Design in 2025: A Field in Rapid Transformation

Design never stands still — and 2025 is proving to be one of the most dynamic years the industry has seen in a generation. Artificial intelligence is reshaping workflows, aesthetic pendulums are swinging, and the bar for user experience quality has never been higher. Here's a clear-eyed look at the major trends shaping design this year and how to engage with them intelligently.

1. AI-Assisted Design Workflows

AI tools are no longer novelties — they're becoming embedded in professional design workflows. From generating initial concept imagery to writing UI copy variations, auto-resizing assets, and suggesting color palettes, AI is accelerating the early stages of the design process.

The critical nuance: AI is a tool for acceleration, not replacement. Designers who learn to prompt, curate, and critically evaluate AI output — rather than resisting it — are gaining meaningful productivity advantages. The human judgment that evaluates whether an AI-generated concept actually serves user needs remains irreplaceable.

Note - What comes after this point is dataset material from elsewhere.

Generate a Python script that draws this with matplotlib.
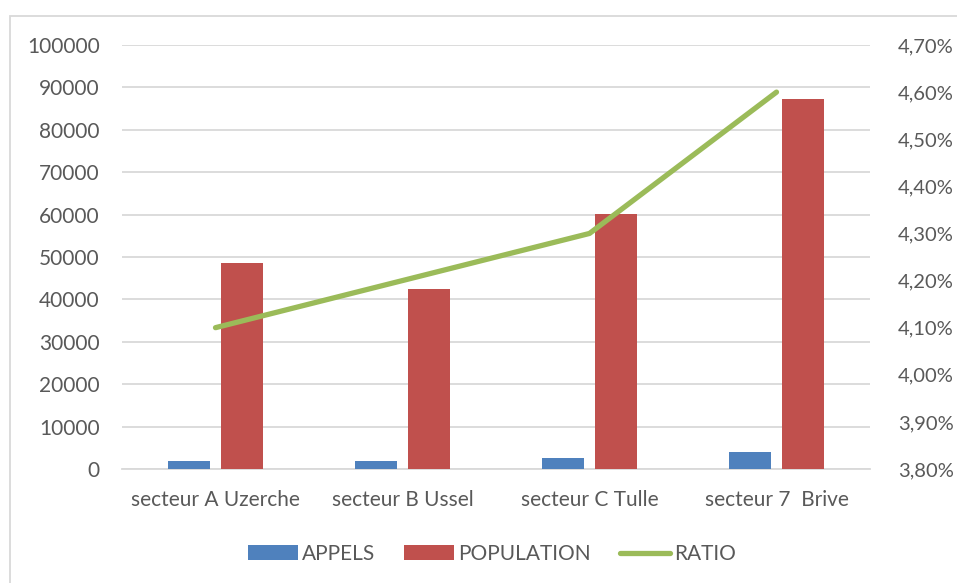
import numpy as np
import matplotlib.pyplot as plt
from matplotlib.patches import Rectangle
from matplotlib.ticker import FuncFormatter, MultipleLocator

# Data per sector
secteurs = ['secteur A Uzerche', 'secteur B Ussel', 'secteur C Tulle', 'secteur 7  Brive']
appels = [2000, 1800, 2600, 4000]
population = [48700, 42500, 60100, 87200]
ratio = [4.10, 4.20, 4.30, 4.60]  # in %

blue = '#4F81BD'
red = '#C0504D'
green = '#9BBB59'
grid = '#D9D9D9'
txt = '#595959'

plt.rcParams['font.family'] = ['Lato', 'DejaVu Sans']
plt.rcParams['font.size'] = 15

fig = plt.figure(figsize=(9.57, 5.83), dpi=100)
ax = fig.add_axes([122 / 957, 1 - 469 / 583, 748 / 957, 424 / 583])
ax2 = ax.twinx()

x = np.arange(len(secteurs))
w = 0.224
gap = 0.064
ax.bar(x - (w + gap) / 2, appels, w, color=blue, label='APPELS', zorder=3)
ax.bar(x + (w + gap) / 2, population, w, color=red, label='POPULATION', zorder=3)
ax2.plot(x, ratio, color=green, lw=3.8, solid_capstyle='round', label='RATIO')

ax.set_xlim(-0.5, len(secteurs) - 0.5)
ax.set_ylim(0, 100000)
ax.yaxis.set_major_locator(MultipleLocator(10000))
ax.grid(axis='y', color=grid, lw=1.3, zorder=0)
ax.set_axisbelow(True)
ax.set_xticks(x)
ax.set_xticklabels(secteurs)

ax2.set_ylim(3.8, 4.7)
ax2.yaxis.set_major_locator(MultipleLocator(0.1))
ax2.yaxis.set_major_formatter(FuncFormatter(lambda v, p: f'{v:.2f}%'.replace('.', ',')))

for a in (ax, ax2):
    for s in a.spines.values():
        s.set_visible(False)
    a.tick_params(length=0, colors=txt, labelsize=15)
ax.spines['bottom'].set_visible(True)
ax.spines['bottom'].set_color(grid)
ax.spines['bottom'].set_linewidth(1.3)
ax.tick_params(axis='y', pad=16)
ax.tick_params(axis='x', pad=15)
ax2.tick_params(axis='y', pad=20, labelsize=14.5)

h1, l1 = ax.get_legend_handles_labels()
h2, l2 = ax2.get_legend_handles_labels()
leg = fig.legend(h1 + h2, l1 + l2, loc='center', bbox_to_anchor=(0.514, 1 - 554 / 583),
                 ncol=3, frameon=False, handlelength=2.4, handleheight=0.7,
                 handletextpad=0.2, columnspacing=1.4, fontsize=15)
for t in leg.get_texts():
    t.set_color(txt)

# chart frame
fig.patches.append(Rectangle((10 / 957, -0.1), 2, 1.1 - 16 / 583, transform=fig.transFigure,
                             fill=False, edgecolor=grid, lw=1.3))

fig.savefig('out.png', dpi=100)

2. The Return of Maximalism

After more than a decade of minimalism dominating digital design, a bold counter-movement is gaining traction. Rich textures, layered typography, vibrant gradients, and expressive illustration are appearing more frequently — especially in brand identity and editorial design.

This isn't a rejection of usability. The best examples of this trend layer visual richness onto a clear, functional structure. Think of it as "purposeful maximalism" — complexity in service of personality, not confusion.

3. Spatial Design & Augmented Reality

With spatial computing platforms maturing, designers are increasingly being asked to think beyond the flat screen. Designing for environments where digital content exists in physical space requires new skills: understanding depth, scale, ambient lighting, and how users physically interact with space.

Even if you're not working on spatial apps directly, developing a mental model of 3D space is becoming a relevant skill — especially as 3D elements in 2D interfaces (such as interactive product renders) become more common.

4. Motion as a Core Design Element

Animation and micro-interactions have moved from "nice to have" to essential UX tools. Users now expect interfaces to feel alive — with smooth transitions, responsive feedback animations, and purposeful loading states.

Figma's advanced prototyping, tools like Rive and Lottie, and the growing accessibility of CSS animations mean motion is more achievable than ever. The key principle: every animation should serve communication, not just decoration. It should clarify state changes, guide attention, or provide feedback.

5. Accessibility-First Design

Accessibility is finally losing its reputation as a compliance checkbox and being embraced as a design quality indicator. Designing for diverse users — including those with visual, motor, cognitive, and hearing differences — results in better experiences for everyone.

In 2025, designers are expected to understand WCAG guidelines, design with sufficient color contrast, provide keyboard navigation, use proper semantic structure, and test designs with screen readers. Accessibility-first is rapidly becoming a hiring and project requirement, not an afterthought.

6. Design Systems Maturity

Large organizations are doubling down on design systems as they scale. Rather than just a component library, a mature design system includes design tokens, documentation, contribution models, and governance processes. The role of the "design systems designer" — someone who thinks about the infrastructure of design as a product — is one of the fastest-growing specializations in the industry.

7. Ethical Design Gaining Ground

Conversations about dark patterns, addictive design, data privacy, and digital wellbeing are moving from academic circles into studio conversations. More designers are actively advocating for user-respecting experiences and pushing back against manipulative UX techniques.

Brands that visibly prioritize ethical design are earning greater user trust — making this both a moral and a business consideration.

Navigating Trends Wisely

Not every trend is relevant to every project. The most effective approach is to stay informed, understand why each trend is emerging (what user need or cultural shift is driving it?), and apply trends selectively where they genuinely serve your audience.

The designers who thrive long-term aren't the ones who chase every wave — they're the ones who build deep foundational skills and then thoughtfully adopt what serves their work.